##### Records for the exercise #####

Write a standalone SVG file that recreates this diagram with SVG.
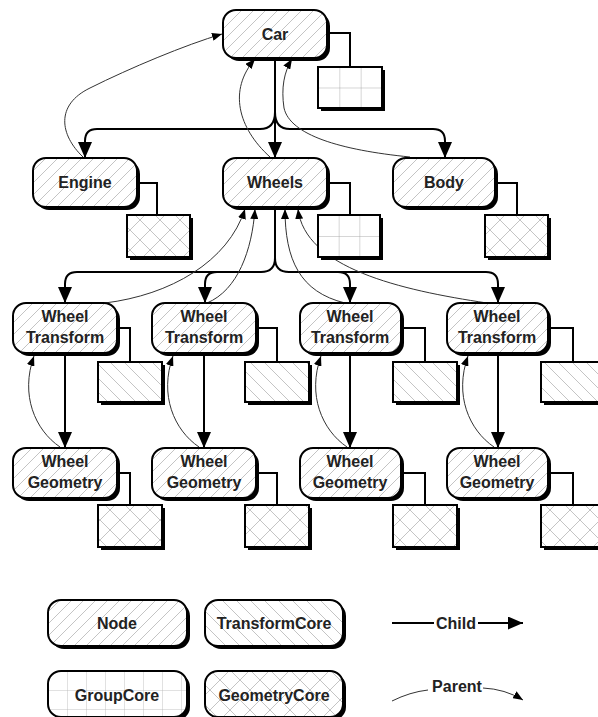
<svg xmlns="http://www.w3.org/2000/svg" width="598" height="717" viewBox="0 0 598 717">
<style>
.box{stroke:#000;stroke-width:2}
.sh{fill:#000}
.lbl{font-family:"Liberation Sans",Arial,sans-serif;font-weight:bold;font-size:16px;fill:#222;text-anchor:middle}
.child{fill:none;stroke:#000;stroke-width:2}
.parent{fill:none;stroke:#333;stroke-width:1}
.link{fill:none;stroke:#000;stroke-width:2}
.pl{stroke:#b5b5b5;stroke-width:0.8;fill:none}
</style>
<defs>
<pattern id="pNode" patternUnits="userSpaceOnUse" width="12" height="12">
<rect width="12" height="12" fill="#fff"/>
<path class="pl" d="M0,12 L12,0 M-3,3 L3,-3 M9,15 L15,9"/>
</pattern>
<pattern id="pTrans" patternUnits="userSpaceOnUse" width="14" height="14">
<rect width="14" height="14" fill="#fff"/>
<path class="pl" d="M0,0 L14,14 M-3,11 L3,17 M11,-3 L17,3"/>
</pattern>
<pattern id="pGeom" patternUnits="userSpaceOnUse" width="20" height="20">
<rect width="20" height="20" fill="#fff"/>
<path class="pl" d="M0,0 L20,20 M20,0 L0,20"/>
</pattern>
<pattern id="pGroup" patternUnits="objectBoundingBox" width="0.3333" height="0.5">
<rect width="40" height="40" fill="#fff"/>
<path class="pl" d="M0,0 V40 M0,0 H40" style="stroke:#999"/>
</pattern>
<pattern id="pGroupL" patternUnits="userSpaceOnUse" width="19" height="19" x="48" y="671">
<rect width="19" height="19" fill="#fff"/>
<path class="pl" d="M0,0 V19 M0,0 H19"/>
</pattern>
<marker id="mChild" viewBox="0 0 16 14" refX="16" refY="7" markerWidth="16" markerHeight="14" markerUnits="userSpaceOnUse" orient="auto">
<path d="M0,0 L16,7 L0,14 z" fill="#000"/>
</marker>
<marker id="mChildS" viewBox="0 0 15 13" refX="15" refY="6.5" markerWidth="15" markerHeight="13" markerUnits="userSpaceOnUse" orient="auto">
<path d="M0,0 L15,6.5 L0,13 z" fill="#000"/>
</marker>
<marker id="mParent" viewBox="0 0 10 8" refX="10" refY="4" markerWidth="10" markerHeight="8" markerUnits="userSpaceOnUse" orient="auto">
<path d="M0,0 L10,4 L0,8 z" fill="#000"/>
</marker>
</defs>
<rect width="598" height="717" fill="#fff"/>

<g id="connectors">
<path class="child" d="M275,58 V158" marker-end="url(#mChild)"/>
<path class="child" d="M275,112 Q275,129 260,129 H97 Q85,129 85,141 V158" marker-end="url(#mChild)"/>
<path class="child" d="M275,112 Q275,129 290,129 H433 Q445,129 445,141 V158" marker-end="url(#mChild)"/>
<path class="child" d="M275,207 V258 Q275,272 261,272 H77 Q65,272 65,284 V303" marker-end="url(#mChild)"/>
<path class="child" d="M217,272 Q205,272 205,284 V303" marker-end="url(#mChild)"/>
<path class="child" d="M275,258 Q275,272 289,272 H486 Q498,272 498,284 V303" marker-end="url(#mChild)"/>
<path class="child" d="M338,272 Q350,272 350,284 V303" marker-end="url(#mChild)"/>
<path class="child" d="M65,353 V448" marker-end="url(#mChild)"/>
<path class="child" d="M204,353 V448" marker-end="url(#mChild)"/>
<path class="child" d="M350,353 V448" marker-end="url(#mChild)"/>
<path class="child" d="M498,353 V448" marker-end="url(#mChild)"/>
<path class="parent" d="M83,157 C60,135 55,105 90,88 C130,68 185,45 222,34" marker-end="url(#mParent)"/>
<path class="parent" d="M270,157 C238,128 228,90 255,59" marker-end="url(#mParent)"/>
<path class="parent" d="M410,157 C340,150 290,135 284,108 C281,88 284,72 292,59" marker-end="url(#mParent)"/>
<path class="parent" d="M105,303 C170,295 228,262 245,209" marker-end="url(#mParent)"/>
<path class="parent" d="M207,303 C238,290 252,250 255,209" marker-end="url(#mParent)"/>
<path class="parent" d="M345,303 C300,292 285,260 285,209" marker-end="url(#mParent)"/>
<path class="parent" d="M487,303 C400,290 305,268 298,209" marker-end="url(#mParent)"/>
<path class="parent" d="M60,447 C35,430 20,395 34,356" marker-end="url(#mParent)"/>
<path class="parent" d="M199,447 C174,430 159,395 173,356" marker-end="url(#mParent)"/>
<path class="parent" d="M347,447 C322,430 307,395 321,356" marker-end="url(#mParent)"/>
<path class="parent" d="M494,447 C469,430 454,395 468,356" marker-end="url(#mParent)"/>
<path class="link" d="M327,33 H350 V67"/>
<path class="link" d="M137,183 H157 V215"/>
<path class="link" d="M327,183 H350 V215"/>
<path class="link" d="M495,183 H517 V215"/>
<path class="link" d="M117,328 H130 V362"/>
<path class="link" d="M256,328 H277 V362"/>
<path class="link" d="M404,328 H425 V362"/>
<path class="link" d="M551,328 H573 V362"/>
<path class="link" d="M117,473 H130 V505"/>
<path class="link" d="M256,473 H277 V505"/>
<path class="link" d="M404,473 H425 V505"/>
<path class="link" d="M551,473 H573 V505"/>
</g>

<g id="car">
<rect class="sh" x="226" y="13" width="104" height="48" rx="13"/>
<rect class="box" x="223" y="10" width="104" height="48" rx="13" fill="url(#pNode)"/>
<text class="lbl" x="275" y="40">Car</text>
</g>
<g id="car-core">
<rect class="sh" x="321" y="70" width="64" height="41"/>
<rect class="box" x="318" y="67" width="64" height="41" fill="url(#pGroup)"/>
</g>

<g id="engine">
<rect class="sh" x="36" y="161" width="104" height="49" rx="13"/>
<rect class="box" x="33" y="158" width="104" height="49" rx="13" fill="url(#pNode)"/>
<text class="lbl" x="85" y="188">Engine</text>
</g>
<g id="engine-core">
<rect class="sh" x="130" y="218" width="63" height="42"/>
<rect class="box" x="127" y="215" width="63" height="42" fill="url(#pGeom)"/>
</g>

<g id="wheels">
<rect class="sh" x="226" y="161" width="104" height="49" rx="13"/>
<rect class="box" x="223" y="158" width="104" height="49" rx="13" fill="url(#pNode)"/>
<text class="lbl" x="275" y="188">Wheels</text>
</g>
<g id="wheels-core">
<rect class="sh" x="321" y="218" width="62" height="42"/>
<rect class="box" x="318" y="215" width="62" height="42" fill="url(#pGroup)"/>
</g>

<g id="body">
<rect class="sh" x="396" y="161" width="102" height="49" rx="13"/>
<rect class="box" x="393" y="158" width="102" height="49" rx="13" fill="url(#pNode)"/>
<text class="lbl" x="444" y="188">Body</text>
</g>
<g id="body-core">
<rect class="sh" x="488" y="218" width="63" height="42"/>
<rect class="box" x="485" y="215" width="63" height="42" fill="url(#pGeom)"/>
</g>

<g id="wt1">
<rect class="sh" x="16" y="306" width="104" height="50" rx="13"/>
<rect class="box" x="13" y="303" width="104" height="50" rx="13" fill="url(#pNode)"/>
<text class="lbl" x="65" y="322">Wheel</text>
<text class="lbl" x="65" y="343">Transform</text>
</g>
<g id="wt1-core">
<rect class="sh" x="101" y="365" width="64" height="40"/>
<rect class="box" x="98" y="362" width="64" height="40" fill="url(#pTrans)"/>
</g>
<g id="wt2">
<rect class="sh" x="155" y="306" width="104" height="50" rx="13"/>
<rect class="box" x="152" y="303" width="104" height="50" rx="13" fill="url(#pNode)"/>
<text class="lbl" x="204" y="322">Wheel</text>
<text class="lbl" x="204" y="343">Transform</text>
</g>
<g id="wt2-core">
<rect class="sh" x="248" y="365" width="64" height="40"/>
<rect class="box" x="245" y="362" width="64" height="40" fill="url(#pTrans)"/>
</g>
<g id="wt3">
<rect class="sh" x="303" y="306" width="101" height="50" rx="13"/>
<rect class="box" x="300" y="303" width="101" height="50" rx="13" fill="url(#pNode)"/>
<text class="lbl" x="350" y="322">Wheel</text>
<text class="lbl" x="350" y="343">Transform</text>
</g>
<g id="wt3-core">
<rect class="sh" x="396" y="365" width="64" height="40"/>
<rect class="box" x="393" y="362" width="64" height="40" fill="url(#pTrans)"/>
</g>
<g id="wt4">
<rect class="sh" x="450" y="306" width="101" height="50" rx="13"/>
<rect class="box" x="447" y="303" width="101" height="50" rx="13" fill="url(#pNode)"/>
<text class="lbl" x="497" y="322">Wheel</text>
<text class="lbl" x="497" y="343">Transform</text>
</g>
<g id="wt4-core">
<rect class="sh" x="544" y="365" width="64" height="40"/>
<rect class="box" x="541" y="362" width="64" height="40" fill="url(#pTrans)"/>
</g>

<g id="wg1">
<rect class="sh" x="16" y="451" width="104" height="50" rx="13"/>
<rect class="box" x="13" y="448" width="104" height="50" rx="13" fill="url(#pNode)"/>
<text class="lbl" x="65" y="467">Wheel</text>
<text class="lbl" x="65" y="488">Geometry</text>
</g>
<g id="wg1-core">
<rect class="sh" x="101" y="508" width="64" height="42"/>
<rect class="box" x="98" y="505" width="64" height="42" fill="url(#pGeom)"/>
</g>
<g id="wg2">
<rect class="sh" x="155" y="451" width="104" height="50" rx="13"/>
<rect class="box" x="152" y="448" width="104" height="50" rx="13" fill="url(#pNode)"/>
<text class="lbl" x="204" y="467">Wheel</text>
<text class="lbl" x="204" y="488">Geometry</text>
</g>
<g id="wg2-core">
<rect class="sh" x="248" y="508" width="64" height="42"/>
<rect class="box" x="245" y="505" width="64" height="42" fill="url(#pGeom)"/>
</g>
<g id="wg3">
<rect class="sh" x="303" y="451" width="101" height="50" rx="13"/>
<rect class="box" x="300" y="448" width="101" height="50" rx="13" fill="url(#pNode)"/>
<text class="lbl" x="350" y="467">Wheel</text>
<text class="lbl" x="350" y="488">Geometry</text>
</g>
<g id="wg3-core">
<rect class="sh" x="396" y="508" width="64" height="42"/>
<rect class="box" x="393" y="505" width="64" height="42" fill="url(#pGeom)"/>
</g>
<g id="wg4">
<rect class="sh" x="450" y="451" width="101" height="50" rx="13"/>
<rect class="box" x="447" y="448" width="101" height="50" rx="13" fill="url(#pNode)"/>
<text class="lbl" x="497" y="467">Wheel</text>
<text class="lbl" x="497" y="488">Geometry</text>
</g>
<g id="wg4-core">
<rect class="sh" x="544" y="508" width="64" height="42"/>
<rect class="box" x="541" y="505" width="64" height="42" fill="url(#pGeom)"/>
</g>

<g id="legend-node">
<rect class="sh" x="51" y="603" width="139" height="46" rx="13"/>
<rect class="box" x="48" y="600" width="139" height="46" rx="13" fill="url(#pNode)"/>
<text class="lbl" x="117" y="629">Node</text>
</g>
<g id="legend-transformcore">
<rect class="sh" x="208" y="603" width="138" height="46" rx="13"/>
<rect class="box" x="205" y="600" width="138" height="46" rx="13" fill="url(#pTrans)"/>
<text class="lbl" x="274" y="629">TransformCore</text>
</g>
<g id="legend-groupcore">
<rect class="sh" x="51" y="674" width="139" height="46" rx="13"/>
<rect class="box" x="48" y="671" width="139" height="46" rx="13" fill="url(#pGroupL)"/>
<text class="lbl" x="117" y="701">GroupCore</text>
</g>
<g id="legend-geometrycore">
<rect class="sh" x="208" y="674" width="138" height="46" rx="13"/>
<rect class="box" x="205" y="671" width="138" height="46" rx="13" fill="url(#pGeom)"/>
<text class="lbl" x="274" y="701">GeometryCore</text>
</g>
<g id="legend-child">
<path class="child" d="M392,623 H434"/>
<text class="lbl" x="456" y="629">Child</text>
<path class="child" d="M478,623 H523" marker-end="url(#mChildS)"/>
</g>
<g id="legend-parent">
<path class="parent" d="M392,701 Q410,692 428,690"/>
<text class="lbl" x="457" y="692">Parent</text>
<path class="parent" d="M483,688 Q505,689 523,700" marker-end="url(#mParent)"/>
</g>
</svg>
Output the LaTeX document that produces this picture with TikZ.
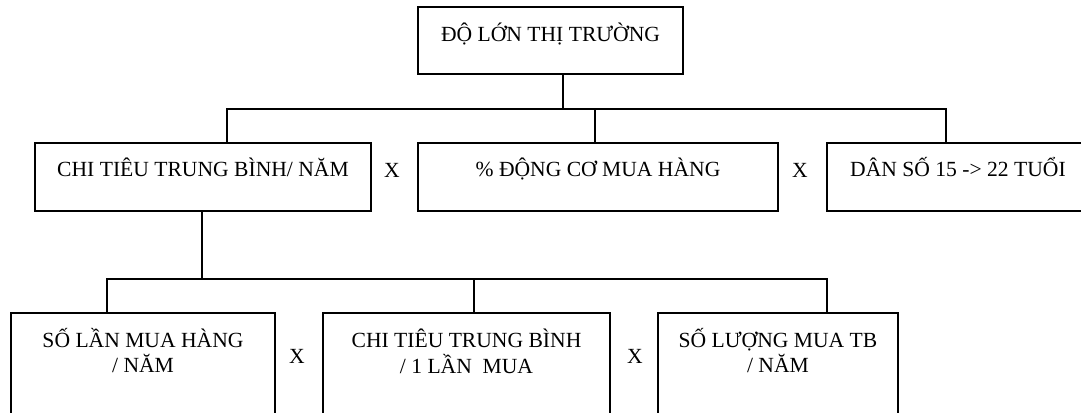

#####

Pull out every line of the records that includes the string "this".

Write a standalone SVG file that recreates this diagram with SVG.
Output the LaTeX document that produces this picture with TikZ.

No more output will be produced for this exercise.